- **WHAT THE TASK ASKS**:
Every entry needs to be reproduced exactly.

- **PROVIDED ENTRIES**:

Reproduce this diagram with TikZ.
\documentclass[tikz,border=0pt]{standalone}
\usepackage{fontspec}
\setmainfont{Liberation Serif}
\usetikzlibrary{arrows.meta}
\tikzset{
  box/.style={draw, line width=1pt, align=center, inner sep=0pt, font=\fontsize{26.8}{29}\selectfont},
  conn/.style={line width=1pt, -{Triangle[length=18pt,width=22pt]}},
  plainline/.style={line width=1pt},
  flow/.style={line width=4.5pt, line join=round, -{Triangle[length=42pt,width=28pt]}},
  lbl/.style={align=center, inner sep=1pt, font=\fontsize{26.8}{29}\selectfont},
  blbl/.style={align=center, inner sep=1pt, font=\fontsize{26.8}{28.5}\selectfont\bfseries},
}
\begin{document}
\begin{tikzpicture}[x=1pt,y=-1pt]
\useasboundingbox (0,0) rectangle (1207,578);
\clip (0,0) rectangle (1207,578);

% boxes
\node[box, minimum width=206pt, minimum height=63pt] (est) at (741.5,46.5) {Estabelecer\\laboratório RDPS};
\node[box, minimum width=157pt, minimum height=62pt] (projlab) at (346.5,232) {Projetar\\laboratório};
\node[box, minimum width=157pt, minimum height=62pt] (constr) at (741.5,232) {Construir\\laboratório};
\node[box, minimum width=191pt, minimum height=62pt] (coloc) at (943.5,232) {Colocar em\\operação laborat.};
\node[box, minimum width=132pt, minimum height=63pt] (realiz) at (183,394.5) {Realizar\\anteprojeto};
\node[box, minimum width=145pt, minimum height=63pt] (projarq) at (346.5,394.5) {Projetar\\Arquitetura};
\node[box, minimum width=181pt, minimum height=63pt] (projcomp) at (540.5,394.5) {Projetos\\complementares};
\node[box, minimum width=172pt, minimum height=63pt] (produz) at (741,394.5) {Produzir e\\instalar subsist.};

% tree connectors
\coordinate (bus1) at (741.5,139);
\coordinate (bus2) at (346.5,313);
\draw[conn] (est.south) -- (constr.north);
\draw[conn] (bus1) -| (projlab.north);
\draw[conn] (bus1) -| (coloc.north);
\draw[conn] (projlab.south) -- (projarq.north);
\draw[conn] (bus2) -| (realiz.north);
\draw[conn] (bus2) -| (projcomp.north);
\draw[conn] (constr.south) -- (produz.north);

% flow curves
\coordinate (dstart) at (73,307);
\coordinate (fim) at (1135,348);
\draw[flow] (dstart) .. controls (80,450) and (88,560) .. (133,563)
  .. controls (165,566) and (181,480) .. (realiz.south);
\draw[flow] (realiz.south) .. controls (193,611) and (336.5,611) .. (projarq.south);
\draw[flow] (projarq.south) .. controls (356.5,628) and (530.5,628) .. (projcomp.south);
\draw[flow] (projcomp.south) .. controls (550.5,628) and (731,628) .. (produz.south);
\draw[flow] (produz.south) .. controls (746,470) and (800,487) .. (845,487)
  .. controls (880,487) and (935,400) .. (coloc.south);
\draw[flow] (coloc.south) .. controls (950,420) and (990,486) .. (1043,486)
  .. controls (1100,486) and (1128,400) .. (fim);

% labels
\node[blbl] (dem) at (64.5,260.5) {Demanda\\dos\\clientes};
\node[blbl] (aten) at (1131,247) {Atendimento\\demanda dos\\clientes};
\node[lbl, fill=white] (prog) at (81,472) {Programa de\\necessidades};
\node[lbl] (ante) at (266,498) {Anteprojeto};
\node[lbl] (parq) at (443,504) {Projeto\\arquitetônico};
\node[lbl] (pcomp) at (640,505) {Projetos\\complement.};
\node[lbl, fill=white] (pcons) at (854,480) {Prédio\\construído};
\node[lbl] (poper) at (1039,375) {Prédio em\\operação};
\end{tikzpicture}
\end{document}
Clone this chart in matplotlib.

- **ANSWER TO THE TASK**:
Reproduce this diagram with TikZ.
\documentclass[tikz,border=0pt]{standalone}
\usepackage{fontspec}
\setmainfont{Liberation Serif}
\usetikzlibrary{arrows.meta}
\tikzset{
  box/.style={draw, line width=1pt, align=center, inner sep=0pt, font=\fontsize{26.8}{29}\selectfont},
  conn/.style={line width=1pt, -{Triangle[length=18pt,width=22pt]}},
  plainline/.style={line width=1pt},
  flow/.style={line width=4.5pt, line join=round, -{Triangle[length=42pt,width=28pt]}},
  lbl/.style={align=center, inner sep=1pt, font=\fontsize{26.8}{29}\selectfont},
  blbl/.style={align=center, inner sep=1pt, font=\fontsize{26.8}{28.5}\selectfont\bfseries},
}
\begin{document}
\begin{tikzpicture}[x=1pt,y=-1pt]
\useasboundingbox (0,0) rectangle (1207,578);
\clip (0,0) rectangle (1207,578);

% boxes
\node[box, minimum width=206pt, minimum height=63pt] (est) at (741.5,46.5) {Estabelecer\\laboratório RDPS};
\node[box, minimum width=157pt, minimum height=62pt] (projlab) at (346.5,232) {Projetar\\laboratório};
\node[box, minimum width=157pt, minimum height=62pt] (constr) at (741.5,232) {Construir\\laboratório};
\node[box, minimum width=191pt, minimum height=62pt] (coloc) at (943.5,232) {Colocar em\\operação laborat.};
\node[box, minimum width=132pt, minimum height=63pt] (realiz) at (183,394.5) {Realizar\\anteprojeto};
\node[box, minimum width=145pt, minimum height=63pt] (projarq) at (346.5,394.5) {Projetar\\Arquitetura};
\node[box, minimum width=181pt, minimum height=63pt] (projcomp) at (540.5,394.5) {Projetos\\complementares};
\node[box, minimum width=172pt, minimum height=63pt] (produz) at (741,394.5) {Produzir e\\instalar subsist.};

% tree connectors
\coordinate (bus1) at (741.5,139);
\coordinate (bus2) at (346.5,313);
\draw[conn] (est.south) -- (constr.north);
\draw[conn] (bus1) -| (projlab.north);
\draw[conn] (bus1) -| (coloc.north);
\draw[conn] (projlab.south) -- (projarq.north);
\draw[conn] (bus2) -| (realiz.north);
\draw[conn] (bus2) -| (projcomp.north);
\draw[conn] (constr.south) -- (produz.north);

% flow curves
\coordinate (dstart) at (73,307);
\coordinate (fim) at (1135,348);
\draw[flow] (dstart) .. controls (80,450) and (88,560) .. (133,563)
  .. controls (165,566) and (181,480) .. (realiz.south);
\draw[flow] (realiz.south) .. controls (193,611) and (336.5,611) .. (projarq.south);
\draw[flow] (projarq.south) .. controls (356.5,628) and (530.5,628) .. (projcomp.south);
\draw[flow] (projcomp.south) .. controls (550.5,628) and (731,628) .. (produz.south);
\draw[flow] (produz.south) .. controls (746,470) and (800,487) .. (845,487)
  .. controls (880,487) and (935,400) .. (coloc.south);
\draw[flow] (coloc.south) .. controls (950,420) and (990,486) .. (1043,486)
  .. controls (1100,486) and (1128,400) .. (fim);

% labels
\node[blbl] (dem) at (64.5,260.5) {Demanda\\dos\\clientes};
\node[blbl] (aten) at (1131,247) {Atendimento\\demanda dos\\clientes};
\node[lbl, fill=white] (prog) at (81,472) {Programa de\\necessidades};
\node[lbl] (ante) at (266,498) {Anteprojeto};
\node[lbl] (parq) at (443,504) {Projeto\\arquitetônico};
\node[lbl] (pcomp) at (640,505) {Projetos\\complement.};
\node[lbl, fill=white] (pcons) at (854,480) {Prédio\\construído};
\node[lbl] (poper) at (1039,375) {Prédio em\\operação};
\end{tikzpicture}
\end{document}
Clone this chart in matplotlib.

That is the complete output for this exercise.